City was flashpoint on race, police brutality following fatal police shooting of unarmed black teen last summer

22.07.2015 - Update : 22.07.2015
US: Ferguson names black police chief

NEW YORK 

The city of Ferguson, where a fatal police shooting of an unarmed black teen last summer sparked weeks of protests, on Wednesday selected a black interim police chief.

Andre Anderson, a U.S. Army veteran who previously served in Arizona, will lead Ferguson, Missouri, police for the next six months, the city announced in a press statement.

“The city of Ferguson and our police department have endured a tremendous amount of distrust during the past nine months,” said Ferguson Mayor James Knowles III.

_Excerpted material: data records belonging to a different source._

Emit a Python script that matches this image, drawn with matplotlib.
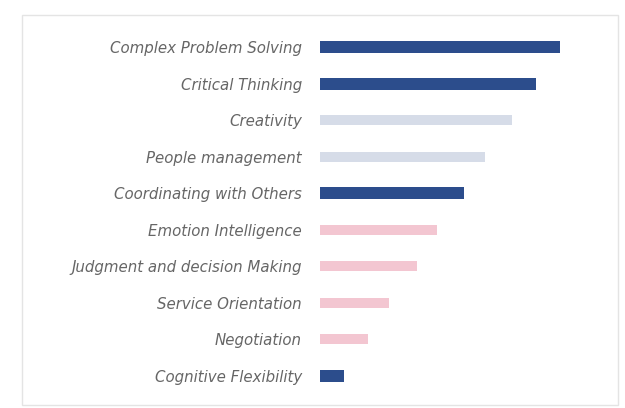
import matplotlib
matplotlib.use("Agg")
import matplotlib.pyplot as plt
from matplotlib.patches import Rectangle

# --- Data (arbitrary units) ---
skills = ["Complex Problem Solving", "Critical Thinking", "Creativity",
          "People management", "Coordinating with Others", "Emotion Intelligence",
          "Judgment and decision Making", "Service Orientation", "Negotiation",
          "Cognitive Flexibility"]
scores = [240, 216, 192, 165, 144, 117, 97, 69, 48, 24]
groups = ["blue", "blue", "grey", "grey", "blue", "pink", "pink", "pink", "pink", "blue"]

palette = {"blue": "#2c4d8c", "grey": "#d6dce8", "pink": "#f3c6d1"}
heights = {"blue": 0.34, "grey": 0.28, "pink": 0.28}

W, H = 625, 408
fig = plt.figure(figsize=(W / 100, H / 100), dpi=100)
fig.patch.set_facecolor("white")

# card outline
fig.patches.append(Rectangle((22 / W, 3 / H), 596 / W, 390 / H,
                             transform=fig.transFigure, facecolor="none",
                             edgecolor="#e4e4e4", linewidth=1.0, zorder=-1))

ax = fig.add_axes([320 / W, 14 / H, 290 / W, 365 / H])
ax.set_facecolor("none")

ypos = list(range(len(skills)))
for y, v, g in zip(ypos, scores, groups):
    ax.barh(y, v, height=heights[g], color=palette[g])

ax.set_xlim(0, 290)
ax.set_ylim(len(skills) - 0.5, -0.5)
ax.set_yticks(ypos)
ax.set_yticklabels(skills, fontsize=10.8, style="italic", color="#666666",
                   family=["DejaVu Sans"])
ax.tick_params(axis="y", length=0, pad=13)
ax.set_xticks([])
for s in ax.spines.values():
    s.set_visible(False)

fig.savefig("out.png", dpi=100)
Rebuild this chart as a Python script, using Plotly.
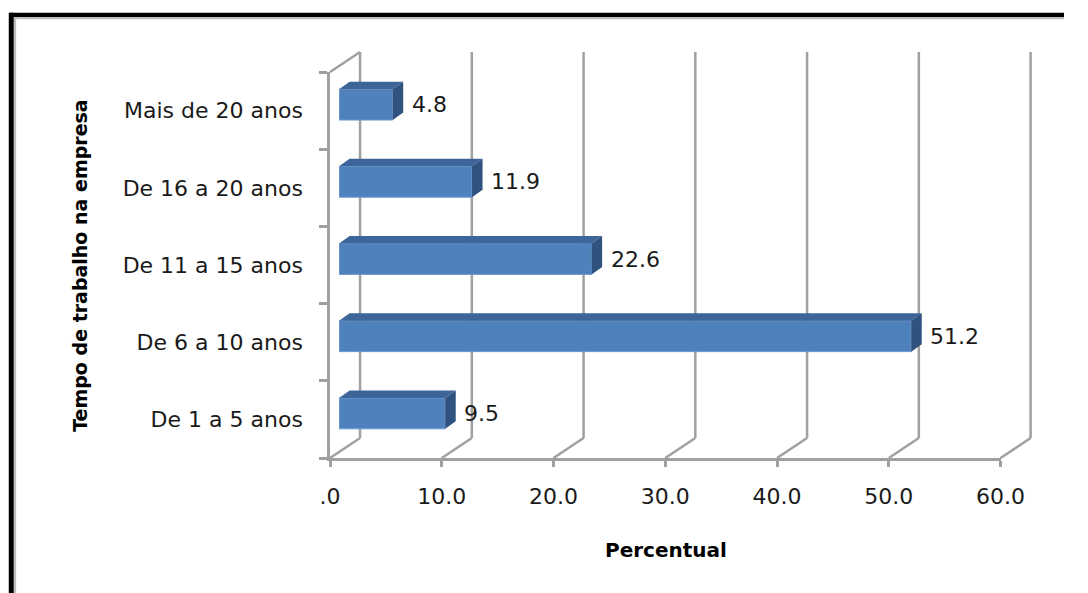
import plotly.graph_objects as go

categories = ["De 1 a 5 anos", "De 6 a 10 anos", "De 11 a 15 anos", "De 16 a 20 anos", "Mais de 20 anos"]
values = [9.5, 51.2, 22.6, 11.9, 4.8]
x_ticks = [0, 10, 20, 30, 40, 50, 60]
x_ticktext = [".0", "10.0", "20.0", "30.0", "40.0", "50.0", "60.0"]
x_title = "Percentual"
y_title = "Tempo de trabalho na empresa"

W, H = 1088, 593
FONT = "DejaVu Sans"
GRID = "#A0A0A0"
TXT = "#1a1a1a"

# horizontal calibration of the photographed page (picture x = OFFX + SCX * layout x)
OFFX, SCX = 10.2, 0.968

def px(t):
    return ((t - OFFX) / SCX) / W

def py(y):
    return 1 - y / H

# target geometry in picture pixels
X0, X1 = 330, 1000
Y0, Y1 = 72, 458
DEPTH_X, DEPTH_Y = 30, 20
BAR_DX, BAR_DY = 9, 6
FACE_DX, FACE_DY = 10.5, 7.5
n = len(categories)
xmax = 60
ux = (X1 - X0) / xmax
uy = (Y1 - Y0) / n
bar_w = 0.40

fig = go.Figure()
idx = list(range(n))
fig.add_trace(go.Bar(
    x=values, y=idx, orientation="h", width=bar_w,
    marker=dict(color="#4F81BD", line=dict(color="#6F9BD1", width=1)),
    xaxis="x3", yaxis="y3", showlegend=False, hoverinfo="skip"))

ddx = FACE_DX / ux
ddy = FACE_DY / uy
for i, v in zip(idx, values):
    top = i + bar_w / 2
    bot = i - bar_w / 2
    fig.add_trace(go.Scatter(
        x=[0, v, v + ddx, ddx, 0], y=[top, top, top + ddy, top + ddy, top],
        fill="toself", fillcolor="#3E6599", mode="lines", line=dict(width=0, color="#3E6599"),
        xaxis="x3", yaxis="y3", showlegend=False, hoverinfo="skip"))
    fig.add_trace(go.Scatter(
        x=[v, v + ddx, v + ddx, v, v], y=[bot, bot + ddy, top + ddy, top, bot],
        fill="toself", fillcolor="#30527F", mode="lines", line=dict(width=0, color="#30527F"),
        xaxis="x3", yaxis="y3", showlegend=False, hoverinfo="skip"))

fig.add_trace(go.Scatter(x=[None], y=[categories[0]], xaxis="x", yaxis="y",
                         showlegend=False, hoverinfo="skip"))

def xp(v, off=0):
    return px(X0 + v * ux + off)

shapes = []
for v in x_ticks:
    shapes.append(dict(type="line", xref="paper", yref="paper",
                       x0=xp(v, DEPTH_X), x1=xp(v, DEPTH_X),
                       y0=py(Y1 - DEPTH_Y), y1=py(Y0 - DEPTH_Y),
                       line=dict(color=GRID, width=2.5), layer="below"))
    shapes.append(dict(type="line", xref="paper", yref="paper",
                       x0=xp(v), x1=xp(v, DEPTH_X),
                       y0=py(Y1), y1=py(Y1 - DEPTH_Y),
                       line=dict(color=GRID, width=2.5), layer="below"))
shapes.append(dict(type="line", xref="paper", yref="paper",
                   x0=xp(0), x1=xp(0, DEPTH_X),
                   y0=py(Y0), y1=py(Y0 - DEPTH_Y),
                   line=dict(color=GRID, width=2.5), layer="below"))
# frame: black outer line + grey inner line (top and left only)
shapes.append(dict(type="line", xref="paper", yref="paper", x0=0, x1=1.0,
                   y0=py(15), y1=py(15), line=dict(color="black", width=4.5)))
shapes.append(dict(type="line", xref="paper", yref="paper", x0=0.0012, x1=0.0012,
                   y0=py(12.8), y1=0, line=dict(color="black", width=5)))
shapes.append(dict(type="line", xref="paper", yref="paper", x0=px(15), x1=1.0,
                   y0=py(18.3), y1=py(18.3), line=dict(color="#BDBDBD", width=2)))
shapes.append(dict(type="line", xref="paper", yref="paper", x0=px(15.3), x1=px(15.3),
                   y0=py(18), y1=0, line=dict(color="#BDBDBD", width=2)))

annotations = []
for i, v in zip(idx, values):
    annotations.append(dict(x=v, y=i, xref="x3", yref="y3", text=f"{v:.1f}",
                            showarrow=False, xanchor="left", yanchor="middle",
                            xshift=(FACE_DX + 6) / SCX, font=dict(family=FONT, size=22, color=TXT)))
annotations.append(dict(x=px(666), y=py(550), xref="paper", yref="paper", text=f"<b>{x_title}</b>",
                        showarrow=False, xanchor="center", yanchor="middle",
                        font=dict(family=FONT, size=20, color="black")))
annotations.append(dict(x=px(80), y=py(265), xref="paper", yref="paper", text=f"<b>{y_title}</b>",
                        showarrow=False, xanchor="center", yanchor="middle", textangle=-90,
                        font=dict(family=FONT, size=19, color="black")))

fig.update_layout(
    width=W, height=H, autosize=False, margin=dict(l=0, r=0, t=0, b=0),
    paper_bgcolor="white", plot_bgcolor="rgba(0,0,0,0)",
    xaxis=dict(domain=[px(X0), px(X1)], range=[0, xmax], tickvals=x_ticks, ticktext=x_ticktext,
               showline=True, linecolor=GRID, linewidth=2.5, ticks="outside", ticklen=6,
               tickwidth=2.5, tickcolor=GRID, showgrid=False, zeroline=False,
               ticklabelstandoff=11, tickfont=dict(family=FONT, size=22, color=TXT),
               anchor="y", fixedrange=True),
    yaxis=dict(domain=[py(Y1), py(Y0)], type="category", categoryorder="array",
               categoryarray=categories, range=[-0.5, n - 0.5], tickson="boundaries",
               tickmode="array", tickvals=categories,
               showline=True, linecolor=GRID, linewidth=2.5, ticks="outside", ticklen=8,
               tickwidth=2.5, tickcolor=GRID, showgrid=False, zeroline=False,
               ticklabelstandoff=20, tickfont=dict(family=FONT, size=22, color=TXT),
               anchor="x", fixedrange=True),
    xaxis3=dict(domain=[px(X0 + BAR_DX), px(X1 + BAR_DX)], range=[0, xmax], visible=False,
                anchor="y3", fixedrange=True),
    yaxis3=dict(domain=[py(Y1 - BAR_DY), py(Y0 - BAR_DY)], range=[-0.5, n - 0.5], visible=False,
                anchor="x3", fixedrange=True),
    shapes=shapes, annotations=annotations, showlegend=False,
)

fig.write_html("out.html", config={"responsive": False})
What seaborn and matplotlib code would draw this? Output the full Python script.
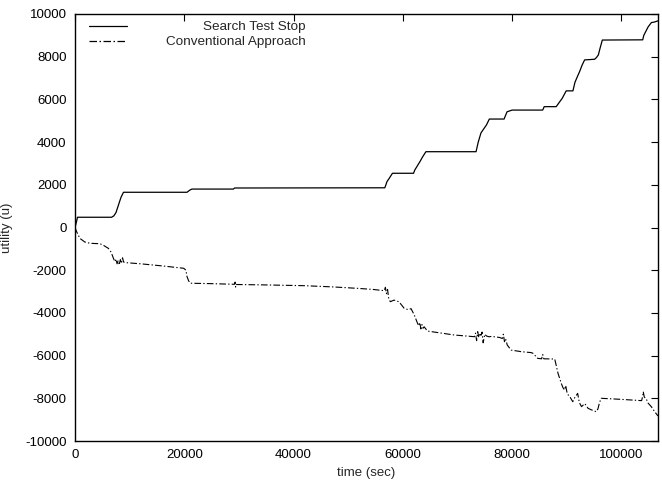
import matplotlib
matplotlib.use("Agg")
import matplotlib.pyplot as plt
import seaborn as sns
import pandas as pd

# ---- data ----
sts_time = [0, 300, 450, 6700, 7000, 7100, 7500, 7950, 8400, 8870, 20500, 21000, 21400,
            29000, 29200, 56700, 56900, 57100, 57500, 58100, 61960, 62200, 62570, 62800,
            63120, 63600, 64220, 73400, 73800, 74300, 74860, 75300, 75830, 78530, 78800,
            79080, 80000, 85600, 85870, 88070, 88600, 89170, 89900, 91130, 91500, 92000,
            92350, 92800, 93270, 95100, 95400, 95780, 96100, 96510, 103900, 104100, 104500,
            104900, 105500, 106000, 106700]
sts_util = [0, 300, 480, 480, 530, 540, 700, 1050, 1400, 1650, 1650, 1750, 1800,
            1800, 1850, 1860, 2000, 2150, 2300, 2540, 2540, 2700, 2850, 2950,
            3080, 3300, 3550, 3550, 4000, 4430, 4640, 4800, 5080, 5080, 5250,
            5420, 5500, 5500, 5660, 5660, 5850, 6050, 6400, 6400, 6800, 7100,
            7300, 7600, 7850, 7880, 7950, 8080, 8400, 8780, 8790, 9000, 9200,
            9400, 9600, 9620, 9680]

conv_time = [0, 300, 900, 1800, 2750, 4600, 5300, 6100, 6600, 7030, 7300, 7500, 7700, 7900,
             8100, 8300, 8500, 8700, 8900, 9480, 12000, 16000, 19900, 20300, 20500, 20800,
             21100, 25000, 29200, 29300, 29400, 29500, 35000, 41900, 47000, 51700, 54500,
             56600, 56800, 57000, 57200, 57400, 57700, 58400, 59300, 60250, 61000, 61500,
             61780, 62100, 62400, 62700, 62900, 63100, 63300, 63500, 63700, 63900, 64500,
             69400, 73100, 73300, 73500, 73700, 73900, 74100, 74300, 74500, 74700, 75000,
             75300, 75800, 76200, 77700, 78200, 78400, 78600, 78800, 79100, 79800, 81650,
             83500, 83800, 84700, 85400, 85600, 85800, 87800, 88400, 89000, 89300, 89600,
             89800, 90100, 90500, 91100, 91500, 92000, 92300, 92700, 93300, 93900, 94600,
             95400, 95700, 96000, 96300, 100000, 103700, 103900, 104000, 104200, 104500,
             104900, 105500, 106100, 106700]
conv_util = [0, -200, -510, -680, -740, -760, -850, -975, -1150, -1440, -1600, -1480, -1700, -1550,
             -1750, -1500, -1680, -1420, -1620, -1650, -1700, -1800, -1910, -2000, -2300, -2500,
             -2610, -2630, -2660, -2560, -2790, -2670, -2690, -2725, -2780, -2850, -2900,
             -2960, -2800, -3100, -2900, -3300, -3475, -3400, -3480, -3785, -3850, -3800,
             -3940, -4100, -4300, -4490, -4600, -4450, -4750, -4550, -4720, -4650, -4850,
             -5035, -5115, -4950, -5300, -4880, -5150, -4950, -5050, -4900, -5400, -5000,
             -5080, -5120, -5100, -5150, -5200, -5000, -5350, -5200, -5500, -5740, -5815,
             -5860, -5890, -6130, -6150, -5950, -6150, -6160, -6830, -7300, -7500, -7610,
             -7400, -7800, -7900, -8160, -7950, -7770, -8200, -8390, -8250, -8470, -8550,
             -8630, -8500, -8200, -8000, -8050, -8110, -7900, -7690, -7950, -8000,
             -8230, -8400, -8630, -8830]

labels = ["Search Test Stop", "Conventional Approach"]
x_ticks = [0, 20000, 40000, 60000, 80000, 100000]
y_ticks = list(range(-10000, 10001, 2000))

# ---- figure ----
sns.set_style("white")
plt.rcParams["font.family"] = ["Liberation Sans", "DejaVu Sans"]
plt.rcParams["font.size"] = 9.5

fig = plt.figure(figsize=(6.62, 4.84), dpi=100)
ax = fig.add_axes([75 / 662, 1 - 441 / 484, 583 / 662, 427 / 484])

df1 = pd.DataFrame({"time": sts_time, "utility": sts_util})
df2 = pd.DataFrame({"time": conv_time, "utility": conv_util})
sns.lineplot(data=df1, x="time", y="utility", ax=ax, color="black", linewidth=0.9,
             sort=False, estimator=None, label=labels[0])
sns.lineplot(data=df2, x="time", y="utility", ax=ax, color="black", linewidth=0.8,
             linestyle=(0, (6, 2, 1.2, 2)), sort=False, estimator=None, label=labels[1])

ax.set_xlim(0, 106700)
ax.set_ylim(-10000, 10000)
ax.set_xticks(x_ticks)
ax.set_yticks(y_ticks)
ax.set_xticklabels([str(t) for t in x_ticks])
ax.set_yticklabels([str(t) for t in y_ticks])
ax.tick_params(direction="in", length=5, width=0.8, top=True, right=True,
               labelsize=9.5, colors="black", pad=6)
for s in ax.spines.values():
    s.set_visible(True)
    s.set_color("black")
    s.set_linewidth(1.0)

ax.set_xlabel("time (sec)", fontsize=9.5, labelpad=4)
ax.set_ylabel("utility (u)", fontsize=9.5)
ax.yaxis.set_label_coords(-0.107, 0.5)

leg = ax.legend(loc="upper left", bbox_to_anchor=(0.024, 0.984), frameon=False,
                handlelength=2.85, handletextpad=2.85, labelspacing=0.2,
                borderpad=0, borderaxespad=0, fontsize=9.7)
for h in leg.legend_handles:
    h.set_linewidth(0.9)
fig.canvas.draw()
renderer = fig.canvas.get_renderer()
widths = [t.get_window_extent(renderer).width for t in leg.get_texts()]
shift = max(widths)
for t, w in zip(leg.get_texts(), widths):
    t.set_position((shift - w, 0))

fig.savefig("out.png", dpi=100)
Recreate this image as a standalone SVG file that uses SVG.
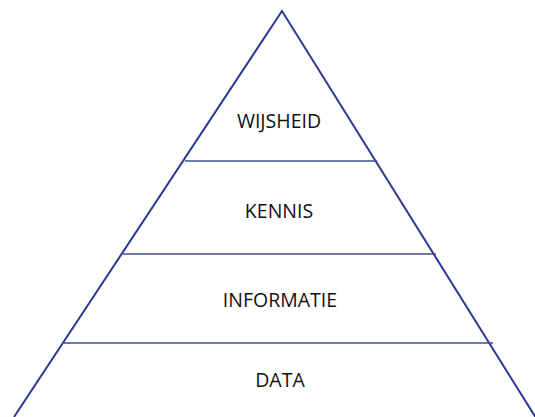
<svg xmlns="http://www.w3.org/2000/svg" width="535" height="417" viewBox="0 0 535 417">
<style>
.edge{stroke:#2b3990;stroke-width:2;fill:none;stroke-linecap:butt}
.div{stroke:#3d4c95;stroke-width:1.3;fill:none}
.lbl{font-family:"Open Sans","Noto Sans",sans-serif;font-size:19.5px;fill:#111;text-anchor:middle}
</style>
<rect width="535" height="417" fill="#fff"/>
<g id="connectors">
<path class="edge" d="M14,417 L282,11 L536,418"/>
<line class="div" x1="185" y1="161" x2="377" y2="161"/>
<line class="div" x1="123" y1="254" x2="436" y2="254"/>
<line class="div" x1="64" y1="343" x2="493" y2="343"/>
</g>
<g id="wijsheid"><text class="lbl" x="279" y="128">WIJSHEID</text></g>
<g id="kennis"><text class="lbl" x="279" y="218">KENNIS</text></g>
<g id="informatie"><text class="lbl" x="280" y="307">INFORMATIE</text></g>
<g id="data"><text class="lbl" x="280" y="387">DATA</text></g>
</svg>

“We understand that it will take time to once again gain the trust of everyone", he added

Ferguson became a focal point of a national debate on race relations and police brutality following the fatal shooting of 18-year-old Michael Brown by white police officer Darren Wilson last August.

The incident ignited fierce street protests and elicited an initially heavy-handed police crackdown on protesters.

The previous police chief, Thomas Jackson, resigned in March following a scathing Justice Department report that found patterns of racial discrimination in the city's policing tactics.

The report cited city officials' alleged roles in encouraging the force to use systematic patterns of racial bias in its policing practices against minorities.

Ferguson is roughly two-thirds black, but its police force is nearly all white.